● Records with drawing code
•••
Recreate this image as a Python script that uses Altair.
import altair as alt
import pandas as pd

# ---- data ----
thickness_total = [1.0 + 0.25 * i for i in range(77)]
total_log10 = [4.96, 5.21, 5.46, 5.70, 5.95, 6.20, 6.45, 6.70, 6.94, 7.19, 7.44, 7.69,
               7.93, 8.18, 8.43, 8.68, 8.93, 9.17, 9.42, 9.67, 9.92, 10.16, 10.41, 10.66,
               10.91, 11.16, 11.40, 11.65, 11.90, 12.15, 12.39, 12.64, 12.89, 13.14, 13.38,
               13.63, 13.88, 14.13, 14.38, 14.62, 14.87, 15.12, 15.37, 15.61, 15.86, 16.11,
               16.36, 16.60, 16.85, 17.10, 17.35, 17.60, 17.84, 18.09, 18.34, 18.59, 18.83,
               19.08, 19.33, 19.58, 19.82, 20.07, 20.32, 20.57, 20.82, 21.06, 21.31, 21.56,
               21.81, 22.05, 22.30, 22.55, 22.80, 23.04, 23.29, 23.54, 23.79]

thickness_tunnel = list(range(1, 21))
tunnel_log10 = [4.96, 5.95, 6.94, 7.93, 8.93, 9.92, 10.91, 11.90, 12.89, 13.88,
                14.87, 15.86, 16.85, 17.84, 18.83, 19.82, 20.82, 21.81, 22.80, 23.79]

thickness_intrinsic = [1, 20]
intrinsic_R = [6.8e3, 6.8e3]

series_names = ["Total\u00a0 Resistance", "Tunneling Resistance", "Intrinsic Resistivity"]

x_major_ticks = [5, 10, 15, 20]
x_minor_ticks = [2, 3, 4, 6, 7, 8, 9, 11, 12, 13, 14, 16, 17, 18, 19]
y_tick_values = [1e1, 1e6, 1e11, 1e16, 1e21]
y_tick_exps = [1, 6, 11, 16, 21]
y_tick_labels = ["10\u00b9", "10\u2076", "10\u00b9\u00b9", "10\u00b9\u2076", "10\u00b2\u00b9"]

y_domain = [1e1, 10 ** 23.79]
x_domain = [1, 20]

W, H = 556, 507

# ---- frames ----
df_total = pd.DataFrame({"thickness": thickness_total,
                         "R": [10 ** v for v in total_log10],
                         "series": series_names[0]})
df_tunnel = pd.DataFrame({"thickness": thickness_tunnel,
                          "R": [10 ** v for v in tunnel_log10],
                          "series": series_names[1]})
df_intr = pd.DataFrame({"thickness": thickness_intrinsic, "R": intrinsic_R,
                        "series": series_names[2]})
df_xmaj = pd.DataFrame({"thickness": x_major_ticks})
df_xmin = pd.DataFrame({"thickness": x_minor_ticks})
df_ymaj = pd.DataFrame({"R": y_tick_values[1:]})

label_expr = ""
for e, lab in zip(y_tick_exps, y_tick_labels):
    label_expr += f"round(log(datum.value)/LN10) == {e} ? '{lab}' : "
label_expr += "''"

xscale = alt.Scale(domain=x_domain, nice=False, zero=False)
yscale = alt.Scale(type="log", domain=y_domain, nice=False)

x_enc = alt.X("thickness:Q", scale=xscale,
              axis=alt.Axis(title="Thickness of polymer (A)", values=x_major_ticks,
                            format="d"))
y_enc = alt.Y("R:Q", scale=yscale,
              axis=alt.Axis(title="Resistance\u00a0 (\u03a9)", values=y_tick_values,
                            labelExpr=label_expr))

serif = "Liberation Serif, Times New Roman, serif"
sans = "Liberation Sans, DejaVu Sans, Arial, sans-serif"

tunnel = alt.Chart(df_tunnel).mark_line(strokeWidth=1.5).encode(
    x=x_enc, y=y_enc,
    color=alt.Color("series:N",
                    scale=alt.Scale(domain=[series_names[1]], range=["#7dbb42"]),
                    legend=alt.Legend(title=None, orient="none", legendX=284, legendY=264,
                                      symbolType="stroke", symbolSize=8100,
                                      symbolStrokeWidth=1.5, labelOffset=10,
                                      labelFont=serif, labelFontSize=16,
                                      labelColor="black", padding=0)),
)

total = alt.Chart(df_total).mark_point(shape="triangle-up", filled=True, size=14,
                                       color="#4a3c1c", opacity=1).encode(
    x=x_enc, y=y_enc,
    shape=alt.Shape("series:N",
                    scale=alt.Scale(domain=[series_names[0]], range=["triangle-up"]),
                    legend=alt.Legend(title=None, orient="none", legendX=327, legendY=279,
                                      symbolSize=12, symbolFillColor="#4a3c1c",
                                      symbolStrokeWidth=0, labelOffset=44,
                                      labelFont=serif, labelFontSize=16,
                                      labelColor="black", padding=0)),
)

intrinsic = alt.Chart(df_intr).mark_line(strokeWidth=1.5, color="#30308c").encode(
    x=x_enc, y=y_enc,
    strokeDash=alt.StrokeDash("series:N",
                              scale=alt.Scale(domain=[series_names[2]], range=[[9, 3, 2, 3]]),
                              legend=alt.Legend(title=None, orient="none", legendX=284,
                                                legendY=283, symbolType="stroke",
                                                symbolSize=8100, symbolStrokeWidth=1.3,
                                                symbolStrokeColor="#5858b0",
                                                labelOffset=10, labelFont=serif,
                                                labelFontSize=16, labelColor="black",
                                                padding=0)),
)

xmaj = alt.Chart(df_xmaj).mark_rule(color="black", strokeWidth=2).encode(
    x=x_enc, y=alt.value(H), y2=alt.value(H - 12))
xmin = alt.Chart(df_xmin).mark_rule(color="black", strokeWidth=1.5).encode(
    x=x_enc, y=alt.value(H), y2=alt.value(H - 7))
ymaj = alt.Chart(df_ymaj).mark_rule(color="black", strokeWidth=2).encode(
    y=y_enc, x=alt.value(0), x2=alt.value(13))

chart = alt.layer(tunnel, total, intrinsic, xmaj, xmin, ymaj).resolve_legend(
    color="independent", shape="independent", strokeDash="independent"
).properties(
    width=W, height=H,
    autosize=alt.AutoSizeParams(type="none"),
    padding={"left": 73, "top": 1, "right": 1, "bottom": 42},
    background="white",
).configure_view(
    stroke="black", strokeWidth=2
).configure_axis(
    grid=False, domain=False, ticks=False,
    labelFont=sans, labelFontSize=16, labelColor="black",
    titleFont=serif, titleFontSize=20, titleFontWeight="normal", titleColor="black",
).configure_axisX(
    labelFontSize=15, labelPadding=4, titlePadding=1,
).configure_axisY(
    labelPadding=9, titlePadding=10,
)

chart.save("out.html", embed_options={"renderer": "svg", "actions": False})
•••
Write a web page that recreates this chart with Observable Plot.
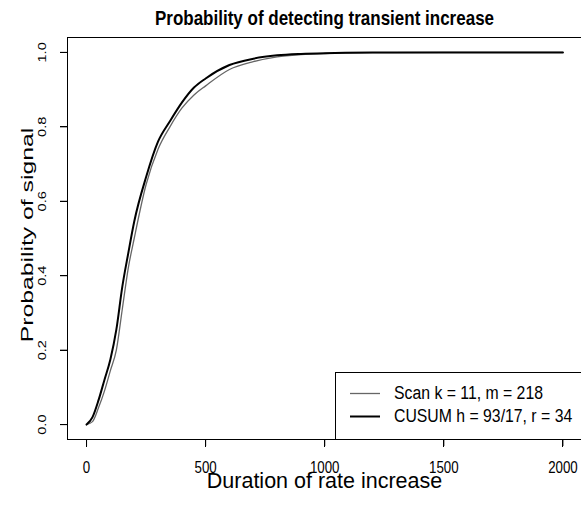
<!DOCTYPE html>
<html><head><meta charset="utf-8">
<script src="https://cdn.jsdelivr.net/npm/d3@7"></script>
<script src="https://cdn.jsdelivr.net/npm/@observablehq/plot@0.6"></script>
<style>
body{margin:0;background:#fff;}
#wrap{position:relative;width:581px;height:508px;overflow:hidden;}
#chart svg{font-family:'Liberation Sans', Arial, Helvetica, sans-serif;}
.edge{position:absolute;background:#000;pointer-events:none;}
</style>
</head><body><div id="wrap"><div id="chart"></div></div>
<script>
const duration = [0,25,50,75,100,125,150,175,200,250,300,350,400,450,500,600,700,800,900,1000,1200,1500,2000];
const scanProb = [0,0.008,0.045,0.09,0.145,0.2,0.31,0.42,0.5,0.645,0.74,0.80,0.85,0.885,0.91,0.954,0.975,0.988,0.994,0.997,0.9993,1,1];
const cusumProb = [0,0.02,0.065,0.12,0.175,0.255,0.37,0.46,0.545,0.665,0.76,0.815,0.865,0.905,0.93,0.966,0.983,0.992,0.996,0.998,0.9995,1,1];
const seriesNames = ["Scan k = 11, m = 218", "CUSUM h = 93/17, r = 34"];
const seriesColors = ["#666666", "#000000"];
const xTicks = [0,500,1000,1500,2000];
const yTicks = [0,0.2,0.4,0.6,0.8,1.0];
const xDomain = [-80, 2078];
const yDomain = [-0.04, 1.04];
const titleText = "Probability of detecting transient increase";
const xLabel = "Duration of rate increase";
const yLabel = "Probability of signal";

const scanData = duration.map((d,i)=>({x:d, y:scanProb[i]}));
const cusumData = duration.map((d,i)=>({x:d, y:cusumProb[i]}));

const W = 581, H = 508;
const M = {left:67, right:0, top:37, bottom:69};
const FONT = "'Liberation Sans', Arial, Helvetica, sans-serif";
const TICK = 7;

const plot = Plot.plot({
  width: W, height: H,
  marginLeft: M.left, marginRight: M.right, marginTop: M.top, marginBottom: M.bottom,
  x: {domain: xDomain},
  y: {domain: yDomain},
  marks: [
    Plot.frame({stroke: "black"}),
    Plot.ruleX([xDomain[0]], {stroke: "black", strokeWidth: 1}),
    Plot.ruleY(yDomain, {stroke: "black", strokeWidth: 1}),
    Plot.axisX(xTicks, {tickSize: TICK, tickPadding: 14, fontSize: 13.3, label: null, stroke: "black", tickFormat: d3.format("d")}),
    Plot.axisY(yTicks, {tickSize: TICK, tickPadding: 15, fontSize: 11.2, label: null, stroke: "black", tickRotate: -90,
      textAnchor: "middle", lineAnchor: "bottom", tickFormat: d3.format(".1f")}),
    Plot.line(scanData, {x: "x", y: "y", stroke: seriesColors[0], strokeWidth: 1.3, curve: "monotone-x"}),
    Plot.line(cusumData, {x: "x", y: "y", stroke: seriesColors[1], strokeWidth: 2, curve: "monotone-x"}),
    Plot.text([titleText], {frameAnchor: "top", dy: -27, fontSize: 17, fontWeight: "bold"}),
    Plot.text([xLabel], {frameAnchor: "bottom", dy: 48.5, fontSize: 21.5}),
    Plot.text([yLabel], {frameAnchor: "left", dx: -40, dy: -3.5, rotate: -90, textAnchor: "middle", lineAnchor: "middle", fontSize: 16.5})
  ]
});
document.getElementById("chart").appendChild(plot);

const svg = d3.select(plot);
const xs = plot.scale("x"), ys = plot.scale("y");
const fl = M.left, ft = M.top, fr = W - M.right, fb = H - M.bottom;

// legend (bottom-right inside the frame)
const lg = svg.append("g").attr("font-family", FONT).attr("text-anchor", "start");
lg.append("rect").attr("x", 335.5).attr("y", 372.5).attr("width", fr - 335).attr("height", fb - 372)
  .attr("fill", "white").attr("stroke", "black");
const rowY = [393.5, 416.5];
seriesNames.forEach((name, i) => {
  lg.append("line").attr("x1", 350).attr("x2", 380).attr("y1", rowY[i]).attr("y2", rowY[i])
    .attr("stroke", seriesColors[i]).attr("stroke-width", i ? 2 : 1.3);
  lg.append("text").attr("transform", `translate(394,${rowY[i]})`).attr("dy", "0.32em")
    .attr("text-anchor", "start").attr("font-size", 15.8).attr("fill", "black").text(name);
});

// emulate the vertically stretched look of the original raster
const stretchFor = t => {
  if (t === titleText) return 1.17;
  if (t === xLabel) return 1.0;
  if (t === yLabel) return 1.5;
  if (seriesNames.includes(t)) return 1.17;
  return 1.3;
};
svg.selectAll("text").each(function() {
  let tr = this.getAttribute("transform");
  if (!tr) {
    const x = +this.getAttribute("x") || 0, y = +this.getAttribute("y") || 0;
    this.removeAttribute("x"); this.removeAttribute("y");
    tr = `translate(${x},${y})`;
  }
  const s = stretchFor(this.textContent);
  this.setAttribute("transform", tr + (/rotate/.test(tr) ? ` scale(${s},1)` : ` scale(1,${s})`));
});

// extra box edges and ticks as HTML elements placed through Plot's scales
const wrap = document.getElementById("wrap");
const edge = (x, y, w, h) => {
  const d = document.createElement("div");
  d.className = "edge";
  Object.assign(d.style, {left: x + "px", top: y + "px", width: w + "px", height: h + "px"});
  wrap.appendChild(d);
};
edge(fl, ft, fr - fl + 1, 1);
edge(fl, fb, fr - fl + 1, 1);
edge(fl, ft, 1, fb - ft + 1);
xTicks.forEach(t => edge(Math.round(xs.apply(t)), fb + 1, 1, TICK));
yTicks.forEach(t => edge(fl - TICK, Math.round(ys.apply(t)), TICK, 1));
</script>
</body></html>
•••
● Stated task
Report only the number of lines in the records that include the word "this".

● Problem solution
7